McDonald’s said in its planning application to Herefordshire Council that was "excited" to be progressing and believed a new restaurant would bring "significant investment" to the local community.

The proposed entrance to the new site, off the A40 in Ross-on-Wye, will be via a small roundabout currently only leading to a housing estate, documents submitted to Herefordshire Council planners showed.

Consultants working on the scheme for McDonald's said there would be 65 jobs at the restaurant, and 2,444 car journeys would be expected a day, if the development gets the green light from planners.

John Kyrle High School stands nearby, and its pupil would have to cross the busy main road to access the restaurant.

Business and finance director Christine Bryan said the school feels strongly about the safety of its students.

“They would be required to cross over the heavily used A40, and this gives us cause for concern.

“We appreciate there is reference to pedestrian access and installation of railings, to encourage pedestrians to make their way to the already installed crossing, within the planning documents, but this safety measure we feel is not adequate.”

Residents living in St Mary’s Garden Village are concerned about children living in the village as they play outside on the quiet roads and green areas.

Estate resident Julia Batty was among those trying to stop the scheme and objected on the basis that it will draw trade from the town centre.

She is also concerned about the congestion it will cause on the roundabout next to the estate that drivers will use to get to the McDonald's site.

“The environmental problems caused by a fast-food outlet here in terms of emissions, noise, unsociable behaviour, are well documented around other 24-hour McDonald's, as are the litter problems they cause. [They are] are further reasons for my objection,” she said.

Ms Batty and her neighbours have set up an action group to submit an objection raising concerns about false data, pollution problems, the access is on the estate, traffic congestion, and its size.

“Throughout the application McDonald’s has supplied cherry-picked misleading data to provide a 'best-case scenario' to describe the impact of the restaurant on the amount of traffic, pollution, noise, invasion of privacy or nuisance to the area around the restaurant,” said a spokesperson.

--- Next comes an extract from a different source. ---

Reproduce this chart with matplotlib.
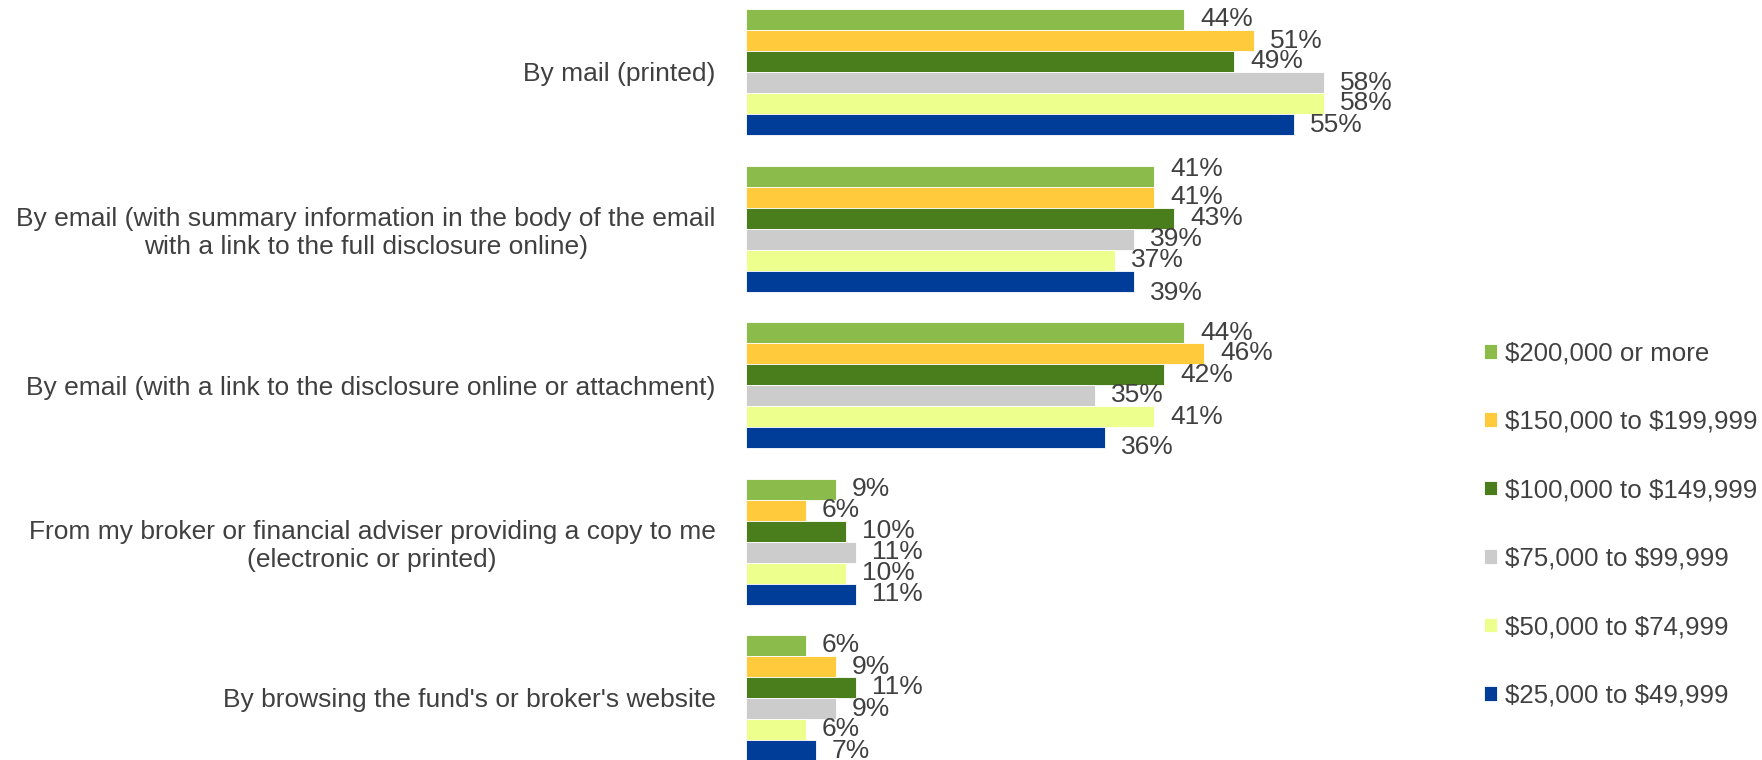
import numpy as np
import matplotlib
matplotlib.use("Agg")
import matplotlib.pyplot as plt

# categories, top to bottom
categories = [
    "By mail (printed)",
    "By email (with summary information in the body of the email\nwith a link to the full disclosure online)",
    "By email (with a link to the disclosure online or attachment)",
    "From my broker or financial adviser providing a copy to me\n(electronic or printed)",
    "By browsing the fund's or broker's website",
]

# income groups (legend order, also bar order inside each group)
series_names = [
    "$200,000 or more",
    "$150,000 to $199,999",
    "$100,000 to $149,999",
    "$75,000 to $99,999",
    "$50,000 to $74,999",
    "$25,000 to $49,999",
]

inc_200k_plus = [44, 41, 44, 9, 6]
inc_150k_199k = [51, 41, 46, 6, 9]
inc_100k_149k = [49, 43, 42, 10, 11]
inc_75k_99k = [58, 39, 35, 11, 9]
inc_50k_74k = [58, 37, 41, 10, 6]
inc_25k_49k = [55, 39, 36, 11, 7]

series_values = [inc_200k_plus, inc_150k_199k, inc_100k_149k,
                 inc_75k_99k, inc_50k_74k, inc_25k_49k]

colors = ["#8BBB4A", "#FFCB3D", "#4A7E1D", "#CCCCCC", "#EDFF8C", "#003D99"]
text_color = "#404040"
fs = 19

plt.rcParams["font.family"] = ["Liberation Sans", "DejaVu Sans"]
plt.rcParams["text.parse_math"] = False  # keep the "$" signs literal

fig = plt.figure(figsize=(17.62, 7.6), dpi=100)
ax = fig.add_axes([746 / 1762, 0.0, 700 / 1762, 1.0])

bar_h = 21 / 156.5
y = np.arange(len(categories))

# a few labels sit a little off the bar centre in the original (pixels, up is +)
nudge = {(1, 0): 7, (1, 5): -12, (2, 5): -10}

bars = []
for j, (name, vals, col) in enumerate(zip(series_names, series_values, colors)):
    pos = y + (j - 2.5) * bar_h
    b = ax.barh(pos, vals, height=bar_h, color=col, edgecolor="white",
                linewidth=0.6, label=name)
    bars.append(b)
    for i, v in enumerate(vals):
        ax.annotate(f"{v}%", xy=(v, pos[i]), xytext=(16, nudge.get((i, j), 0)),
                    textcoords="offset pixels", ha="left", va="center",
                    fontsize=fs, color=text_color)

ax.set_xlim(0, 700 / 9.96)
ax.set_ylim((760 - 72) / 156.5, -72 / 156.5)

ax.set_yticks(y)
ax.set_yticklabels(categories, fontsize=fs, color=text_color,
                   ha="right", multialignment="center", linespacing=1.2)
ax.tick_params(axis="y", length=0, pad=22)
ax.set_xticks([])
for s in ax.spines.values():
    s.set_visible(False)

fig.legend(handles=bars, labels=series_names, loc="upper left",
           bbox_to_anchor=(1474 / 1762, 1 - 331 / 760), frameon=False,
           fontsize=18.6, labelcolor=text_color, handlelength=0.5,
           handleheight=0.5, handletextpad=0.3, labelspacing=1.72,
           borderaxespad=0)

fig.savefig("out.png", dpi=100, facecolor="white")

But Jonathan Jones, who lives in the neighbouring Bluebell Close, said he supported the new drive-thru as it will create new jobs and bring more income into the community

“There are many fast-food restaurants and on the outskirts of Ross-on-Wye, including KFC and Burger King,” he said.

“I believe there will be no ill effects of letting McDonald’s come to the town.”

Ross-on-Wye Town Council objected to the application because it went against its neighbourhood development plan.

It said one reason for objection was it normally resists any out-of-town developments, especially those of a large scale.

Comments on this application are closed and planners will now decide its fate.

A McDonald's spokesperson previously said: “At McDonald’s we strive to be a good neighbour in the communities we serve.

“We firmly believe we can have a positive impact in this area including the creation of 65 full and part-time jobs for local people.

“We pride ourselves on the positive contributions we make in communities across the UK and we proudly operate our business in a responsible way, beneficial to those in the immediate and surrounding areas.

“We hope for a decision that will allow us to demonstrate this in Ross-on-Wye.”